Wisconsin Examiner

‘Iron Stache’ Randy Bryce Seeks Rematch Against Rep. Bryan Steil

Democrat lost to Republican in 2018; Steil has held 1st District since then.

By , Wisconsin Examiner - May 20th, 2025 12:05 pm
Randy Bryce in a still from the video for his 2026 Congressional campaign. (Bryce campaign photo)

Randy Bryce in a still from the video for his 2026 Congressional campaign. (Bryce campaign photo)

Randy Bryce, the former iron worker who ran unsuccessfully for Congress in Wisconsin’s First District in 2018, is taking another shot at the seat, focusing again on a pitch for voters to send an everyday worker to Washington.

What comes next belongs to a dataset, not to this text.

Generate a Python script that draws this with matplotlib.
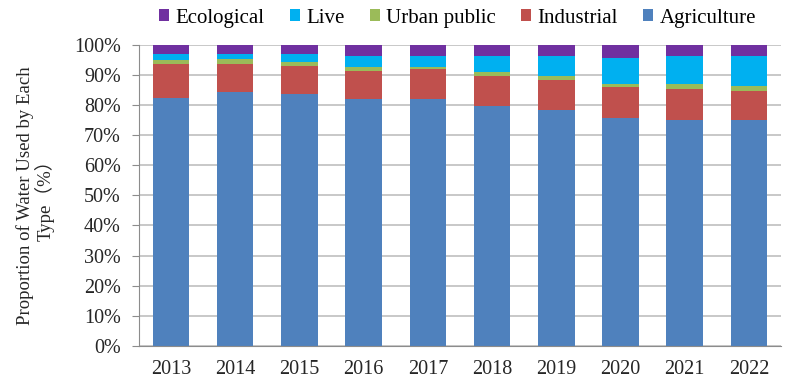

Bryce announced Tuesday he would seek the Democratic nomination to run against Republican incumbent Bryan Steil in 2026.

Bryce said he expects the top issues in the race to be preserving Social Security and other safety net programs, resisting President Donald Trump’s steep tariffs and attacks on immigrants and pushing back against the general climate of fear as Republicans enact the Trump agenda.

“I cannot sit and just watch this happen,” Bryce said in an interview Monday. “And with Trump it’s even worse now, with people literally being afraid.”

Bryce’s first 2026 campaign video, launched Tuesday morning, hearkens back to the 2018 campaign, when “one man stood up to Washington,” in the words of the opening narration. “He’s not a politician or a billionaire. He’s something much more rare in Congress, someone who actually works for a living.”

The video puts Trump and his policies front and center, and it depicts the 2026 campaign as finishing a job that Bryce began in his first run for the seat.

When the president’s image first appears, the narrator says, “as old enemies come out of the shadows…” A follow-up shot shows a welder — Bryce — in a darkened workshop, and the narrator says, “we need him one more time.”

“I’ve never left the job unfinished,” Bryce tells the camera. “For 20 years, I’ve helped build Wisconsin with these hands while they shipped our jobs overseas. I stayed right here fighting for working families. Trump promised to bring manufacturing back. Eight years later, we’re still waiting.”

Bryce made national headlines with the 2018 race — a campaign he launched the year before with the intention of running against the district’s 20-year incumbent, then-U.S. Rep. Paul Ryan.

Ryan, who by then was U.S. House Speaker, unexpectedly declined to run for an 11th term however. Since then Bryce has claimed credit for having “chased Paul Ryan out.”

Steil, a corporate lawyer who was once a Ryan congressional aide, ran in Ryan’s place after handily overcoming five primary election challengers.

Bryce’s campaign was widely seen as energetic and novel for the district, which has been in Republican hands since the 1994 election. With the exception of Rob Zerban in 2012, Ryan’s Democratic challengers since 2004 garnered only about a third of voters, ranging from 30% to 37%. In 2018, Bryce finished with 42%. Since that election, Democrats have cleared from 40% to 45% in the 1st CD.

Since that campaign Bryce has headlined a fundraising operation raising money for progressive political candidates, many of them with working-class backgrounds akin to his.

Bryce is entering the 2026 campaign midway through the first year of a Trump term. Progressive and Democratic Party groups who asked if he would run again pointed out that his last campaign had roughly the same timing in Trump’s first term, Bryce told the Wisconsin Examiner, and the decision to run has “been gradually building.”

Cuts to the Veterans Administration is another issue that helped push him to run, said Bryce, a U.S. Army veteran. The agency is one of several that have been disrupted by the DOGE operation (the “Department of Government Efficiency,” although it is not an official U.S. government department) that until recently was run by billionaire and Trump supporter Elon Musk.

The campaign video plays up Bryce’s longtime social media nickname, “IronStache” — trading on the thick mustache he has sported for decades. While it shows flashes of Steil’s face and includes snippets of voters who are criticizing the incumbent, neither the narration nor Bryce mention the incumbent by name.

In the interview, Bryce said in addition to working with the union and grassroots progressive groups that rallied behind him in his first race, he would make an appeal to disaffected Trump voters who are being harmed by current federal policies.

“I want to go places where Democrats normally haven’t gone,” he said. “I want to bring more people together.”

Steil is “listening to his leadership [in Congress] and his donors, he’s not listening to the people that voted for him,” Bryce charged. “And he’s not doing anything to stand up to Trump. The Constitution was drawn up to stop somebody like Trump. But Congress isn’t doing their job. They’re helping enable whatever Trump wants to go on.”